__Exercise details__.
Collect from the data below each line with "matplotlib".

__Supplied data__.
########

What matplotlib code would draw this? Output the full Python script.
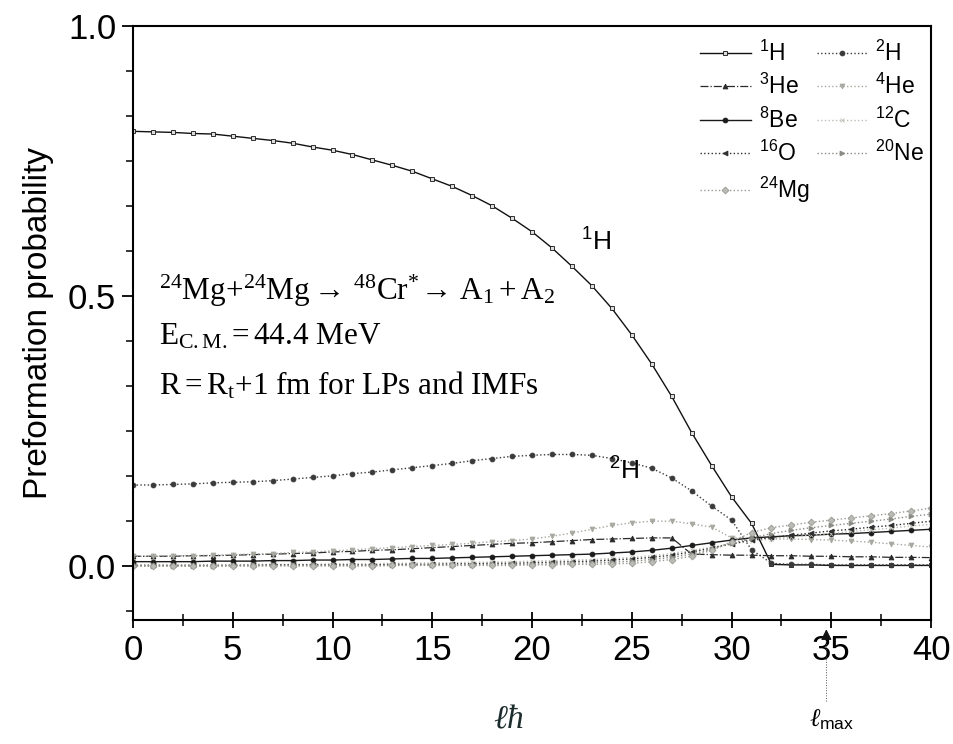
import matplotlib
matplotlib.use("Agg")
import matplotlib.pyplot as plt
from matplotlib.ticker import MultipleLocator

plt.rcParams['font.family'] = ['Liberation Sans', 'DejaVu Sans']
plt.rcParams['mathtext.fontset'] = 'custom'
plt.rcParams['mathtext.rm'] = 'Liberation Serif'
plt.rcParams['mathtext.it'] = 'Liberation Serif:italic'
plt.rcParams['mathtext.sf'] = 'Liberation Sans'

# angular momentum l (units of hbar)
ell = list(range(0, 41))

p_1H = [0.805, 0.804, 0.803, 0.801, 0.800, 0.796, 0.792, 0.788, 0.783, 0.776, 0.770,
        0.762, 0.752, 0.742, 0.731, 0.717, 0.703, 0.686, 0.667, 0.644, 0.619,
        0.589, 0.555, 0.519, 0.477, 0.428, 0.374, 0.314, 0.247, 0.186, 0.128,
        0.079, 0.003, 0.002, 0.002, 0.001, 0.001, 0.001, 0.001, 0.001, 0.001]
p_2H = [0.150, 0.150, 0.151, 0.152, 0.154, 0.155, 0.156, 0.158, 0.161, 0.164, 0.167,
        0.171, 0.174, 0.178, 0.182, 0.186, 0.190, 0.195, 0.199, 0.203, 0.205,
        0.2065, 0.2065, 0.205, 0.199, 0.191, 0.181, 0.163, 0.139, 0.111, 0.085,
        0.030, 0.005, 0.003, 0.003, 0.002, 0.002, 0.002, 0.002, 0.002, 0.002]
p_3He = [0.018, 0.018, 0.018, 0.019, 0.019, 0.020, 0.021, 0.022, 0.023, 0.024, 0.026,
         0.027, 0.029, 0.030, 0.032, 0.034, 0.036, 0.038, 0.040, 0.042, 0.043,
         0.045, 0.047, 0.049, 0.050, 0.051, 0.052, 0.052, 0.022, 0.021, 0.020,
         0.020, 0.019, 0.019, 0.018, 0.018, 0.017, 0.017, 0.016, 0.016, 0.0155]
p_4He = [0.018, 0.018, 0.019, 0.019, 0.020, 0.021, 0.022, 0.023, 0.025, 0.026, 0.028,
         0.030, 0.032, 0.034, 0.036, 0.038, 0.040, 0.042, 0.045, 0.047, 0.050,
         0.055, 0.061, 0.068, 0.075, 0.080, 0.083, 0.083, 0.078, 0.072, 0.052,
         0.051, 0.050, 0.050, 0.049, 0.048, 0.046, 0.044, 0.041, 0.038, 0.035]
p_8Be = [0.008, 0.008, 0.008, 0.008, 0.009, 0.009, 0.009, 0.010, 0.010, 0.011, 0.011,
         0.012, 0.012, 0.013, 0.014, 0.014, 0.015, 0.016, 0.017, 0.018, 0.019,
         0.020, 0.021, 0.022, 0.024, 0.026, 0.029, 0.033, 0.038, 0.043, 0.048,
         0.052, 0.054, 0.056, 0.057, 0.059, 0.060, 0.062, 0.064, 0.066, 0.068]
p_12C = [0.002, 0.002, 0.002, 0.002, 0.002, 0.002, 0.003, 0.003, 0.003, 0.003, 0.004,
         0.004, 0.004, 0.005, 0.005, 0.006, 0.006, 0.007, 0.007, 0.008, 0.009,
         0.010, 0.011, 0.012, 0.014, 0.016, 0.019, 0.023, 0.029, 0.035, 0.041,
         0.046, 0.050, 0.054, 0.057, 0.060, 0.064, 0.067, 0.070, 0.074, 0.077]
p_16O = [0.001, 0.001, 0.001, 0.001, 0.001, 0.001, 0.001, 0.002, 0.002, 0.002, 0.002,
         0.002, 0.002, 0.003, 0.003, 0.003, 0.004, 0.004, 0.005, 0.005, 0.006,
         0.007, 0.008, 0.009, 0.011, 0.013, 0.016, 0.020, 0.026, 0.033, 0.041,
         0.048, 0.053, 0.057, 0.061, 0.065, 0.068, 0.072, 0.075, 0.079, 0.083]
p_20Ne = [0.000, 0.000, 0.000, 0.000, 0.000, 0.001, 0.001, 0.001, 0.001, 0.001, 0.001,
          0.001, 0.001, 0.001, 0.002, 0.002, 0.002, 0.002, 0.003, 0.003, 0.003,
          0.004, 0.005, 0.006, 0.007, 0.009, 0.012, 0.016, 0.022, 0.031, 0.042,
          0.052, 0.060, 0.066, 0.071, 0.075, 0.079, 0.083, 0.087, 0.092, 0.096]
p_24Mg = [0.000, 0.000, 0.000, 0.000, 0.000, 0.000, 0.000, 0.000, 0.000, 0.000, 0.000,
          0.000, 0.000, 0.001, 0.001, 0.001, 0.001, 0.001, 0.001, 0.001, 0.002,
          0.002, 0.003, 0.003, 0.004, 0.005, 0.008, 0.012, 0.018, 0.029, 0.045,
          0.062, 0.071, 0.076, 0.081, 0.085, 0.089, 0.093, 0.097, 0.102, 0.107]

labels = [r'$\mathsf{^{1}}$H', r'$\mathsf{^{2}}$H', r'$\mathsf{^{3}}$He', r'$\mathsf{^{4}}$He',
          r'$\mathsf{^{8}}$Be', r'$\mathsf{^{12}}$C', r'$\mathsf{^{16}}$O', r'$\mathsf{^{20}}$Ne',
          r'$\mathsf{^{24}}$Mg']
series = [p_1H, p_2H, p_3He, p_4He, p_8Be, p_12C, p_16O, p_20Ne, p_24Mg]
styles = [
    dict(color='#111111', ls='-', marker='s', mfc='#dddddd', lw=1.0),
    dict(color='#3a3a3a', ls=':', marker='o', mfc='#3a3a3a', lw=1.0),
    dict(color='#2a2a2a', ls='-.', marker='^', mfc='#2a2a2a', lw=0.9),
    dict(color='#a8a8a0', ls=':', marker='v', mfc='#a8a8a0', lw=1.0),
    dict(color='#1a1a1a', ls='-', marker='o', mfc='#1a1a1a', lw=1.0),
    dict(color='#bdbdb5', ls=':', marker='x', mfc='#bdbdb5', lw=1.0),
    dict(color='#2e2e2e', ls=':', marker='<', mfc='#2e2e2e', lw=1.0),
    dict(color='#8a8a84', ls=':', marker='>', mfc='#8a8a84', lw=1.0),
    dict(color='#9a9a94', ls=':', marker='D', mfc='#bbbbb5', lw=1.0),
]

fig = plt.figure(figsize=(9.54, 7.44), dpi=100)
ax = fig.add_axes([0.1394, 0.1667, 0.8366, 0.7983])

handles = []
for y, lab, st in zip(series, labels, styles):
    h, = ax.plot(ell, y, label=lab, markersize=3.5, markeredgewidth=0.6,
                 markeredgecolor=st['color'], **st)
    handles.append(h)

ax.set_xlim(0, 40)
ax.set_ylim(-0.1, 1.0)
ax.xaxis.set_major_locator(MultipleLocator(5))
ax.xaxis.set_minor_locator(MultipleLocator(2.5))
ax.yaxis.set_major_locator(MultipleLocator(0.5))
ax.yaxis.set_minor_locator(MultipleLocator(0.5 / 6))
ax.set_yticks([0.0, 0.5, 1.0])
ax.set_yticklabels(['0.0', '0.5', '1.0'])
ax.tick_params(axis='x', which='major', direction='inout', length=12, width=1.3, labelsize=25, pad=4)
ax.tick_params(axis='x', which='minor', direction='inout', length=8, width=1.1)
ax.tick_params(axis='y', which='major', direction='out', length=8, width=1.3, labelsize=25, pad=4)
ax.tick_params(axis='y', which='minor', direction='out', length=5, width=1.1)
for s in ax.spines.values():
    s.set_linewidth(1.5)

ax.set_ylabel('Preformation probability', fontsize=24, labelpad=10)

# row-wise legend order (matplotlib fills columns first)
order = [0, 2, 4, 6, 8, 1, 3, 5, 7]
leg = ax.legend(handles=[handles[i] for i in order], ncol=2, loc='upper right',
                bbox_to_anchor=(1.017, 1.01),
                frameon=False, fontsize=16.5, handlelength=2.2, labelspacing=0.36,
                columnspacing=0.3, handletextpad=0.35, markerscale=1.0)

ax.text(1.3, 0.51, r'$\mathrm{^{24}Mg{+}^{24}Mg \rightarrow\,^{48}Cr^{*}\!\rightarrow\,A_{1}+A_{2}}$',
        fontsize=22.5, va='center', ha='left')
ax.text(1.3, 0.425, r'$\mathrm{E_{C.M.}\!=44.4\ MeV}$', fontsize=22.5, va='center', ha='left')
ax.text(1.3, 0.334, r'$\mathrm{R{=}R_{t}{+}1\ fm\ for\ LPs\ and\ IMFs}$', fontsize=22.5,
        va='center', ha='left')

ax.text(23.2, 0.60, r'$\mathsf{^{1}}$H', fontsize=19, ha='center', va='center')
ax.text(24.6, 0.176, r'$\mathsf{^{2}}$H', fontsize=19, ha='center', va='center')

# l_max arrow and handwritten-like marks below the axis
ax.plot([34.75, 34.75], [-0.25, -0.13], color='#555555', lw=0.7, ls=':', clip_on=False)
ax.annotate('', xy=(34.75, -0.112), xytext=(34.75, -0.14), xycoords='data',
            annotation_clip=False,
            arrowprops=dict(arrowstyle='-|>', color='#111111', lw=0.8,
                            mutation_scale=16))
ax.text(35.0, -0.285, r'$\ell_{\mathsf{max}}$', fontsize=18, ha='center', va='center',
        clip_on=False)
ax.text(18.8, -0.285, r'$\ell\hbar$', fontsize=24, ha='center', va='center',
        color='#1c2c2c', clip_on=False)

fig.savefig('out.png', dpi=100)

########

__Response__.
What matplotlib code would draw this? Output the full Python script.
import matplotlib
matplotlib.use("Agg")
import matplotlib.pyplot as plt
from matplotlib.ticker import MultipleLocator
# row-wise legend order (matplotlib fills columns first)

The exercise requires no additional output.